Die Pflegeeingriffe hatten bis 2014 folgende Wirkung: 1) Sie reduzierten die Grundfläche um etwa 25%; 2) sie erhöhten die Wahrscheinlichkeit, dass ein Kandidat seinen Status bewahren konnte, dies auch bei Betrachtung aller Baumarten ohne Buche und Hagebuche; 3) sie verminderten den Verlust an Baumarten vermutlich leicht, und 4) sie (nur Verfahren D) verminderten die Baumhöhe geringfügig. Die Kosten der Eingriffe lagen bei 413 CHF/ha in Verfahren B, 2180 CHF/ha in Verfahren C und 5002 CHF/ha in Verfahren D. Die Kosten für das Erhalten eines Kandidaten der erwünschten Baumarten (ohne Buche und Hagebuche) von 2003 bis 2014 wird in Verfahren C auf 133 CHF geschätzt, in Verfahren D auf 188 CHF.

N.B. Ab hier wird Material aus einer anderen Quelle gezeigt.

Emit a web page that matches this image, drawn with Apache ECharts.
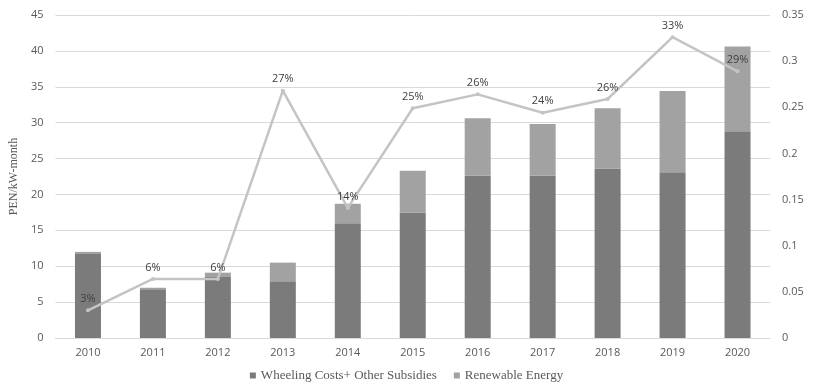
<!DOCTYPE html>
<html>
<head>
<meta charset="utf-8">
<script src="https://cdn.jsdelivr.net/npm/echarts@6/dist/echarts.min.js"></script>
<style>
  html, body { margin: 0; padding: 0; background: #fff; }
  #chart { width: 813px; height: 388px; }
</style>
</head>
<body>
<div id="chart"></div>
<script>
var years = ['2010', '2011', '2012', '2013', '2014', '2015', '2016', '2017', '2018', '2019', '2020'];
var wheeling = [11.7, 6.8, 8.5, 7.9, 16.0, 17.5, 22.6, 22.6, 23.6, 23.1, 28.8];
var renewable = [0.3, 0.2, 0.6, 2.6, 2.7, 5.8, 8.0, 7.2, 8.4, 11.3, 11.8];
var share = [0.030, 0.064, 0.064, 0.268, 0.141, 0.249, 0.264, 0.244, 0.259, 0.326, 0.289];

var chart = echarts.init(document.getElementById('chart'));
var tickFont = { color: '#595959', fontFamily: 'Open Sans', fontSize: 11 };

chart.setOption({
    animation: false,
    grid: { left: 48, right: 43, top: 15, bottom: 50 },
    legend: {
        bottom: 1,
        left: 'center',
        itemWidth: 6,
        itemHeight: 6,
        itemGap: 17,
        icon: 'rect',
        textStyle: { color: '#595959', fontFamily: 'Liberation Serif', fontSize: 13 },
        data: ['Wheeling Costs+ Other Subsidies', 'Renewable Energy']
    },
    xAxis: {
        type: 'category',
        data: years,
        axisLine: { lineStyle: { color: '#d9d9d9' } },
        axisTick: { show: false },
        axisLabel: Object.assign({ margin: 9 }, tickFont)
    },
    yAxis: [
        {
            type: 'value',
            min: 0,
            max: 45,
            interval: 5,
            name: 'PEN/kW-month',
            nameLocation: 'middle',
            nameGap: 33,
            nameTextStyle: { color: '#595959', fontFamily: 'Liberation Serif', fontSize: 12 },
            axisLine: { show: false },
            axisTick: { show: false },
            axisLabel: Object.assign({ margin: 12 }, tickFont),
            splitLine: { lineStyle: { color: '#d9d9d9' } }
        },
        {
            type: 'value',
            min: 0,
            max: 0.35,
            interval: 0.05,
            axisLine: { show: false },
            axisTick: { show: false },
            axisLabel: Object.assign({ margin: 12 }, tickFont),
            splitLine: { show: false }
        }
    ],
    series: [
        {
            name: 'Wheeling Costs+ Other Subsidies',
            type: 'bar',
            stack: 'total',
            barWidth: 26,
            itemStyle: { color: '#7b7b7b' },
            data: wheeling
        },
        {
            name: 'Renewable Energy',
            type: 'bar',
            stack: 'total',
            barWidth: 26,
            itemStyle: { color: '#a2a2a2' },
            data: renewable
        },
        {
            name: 'share',
            type: 'line',
            yAxisIndex: 1,
            symbol: 'circle',
            symbolSize: 4,
            lineStyle: { color: '#c4c4c4', width: 2.5 },
            itemStyle: { color: '#c4c4c4' },
            label: {
                show: true,
                position: 'top',
                distance: 4,
                color: '#404040',
                fontFamily: 'Open Sans',
                fontSize: 11,
                formatter: function (p) { return Math.round(p.value * 100) + '%'; }
            },
            data: share
        }
    ]
});
</script>
</body>
</html>
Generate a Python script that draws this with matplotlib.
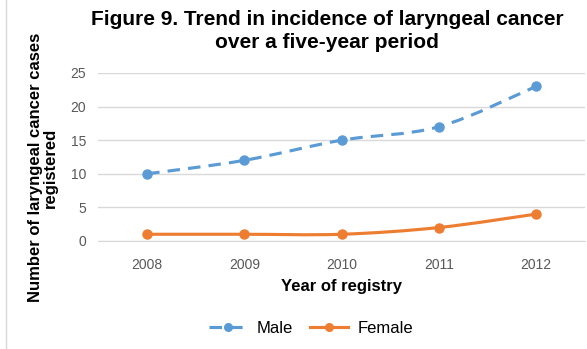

Insgesamt bestätigen die Ergebnisse, dass sich mit frühen Jungwaldpflege-Eingriffen Mischbaumarten zur Buche erhalten lassen, dass die Eingriffe allerdings kostspielig sind. Daher sollten sie zurückhaltend, räumlich konzentriert und nur dort angewendet werden, wo das Erhalten der Mischbaumarten wichtig ist.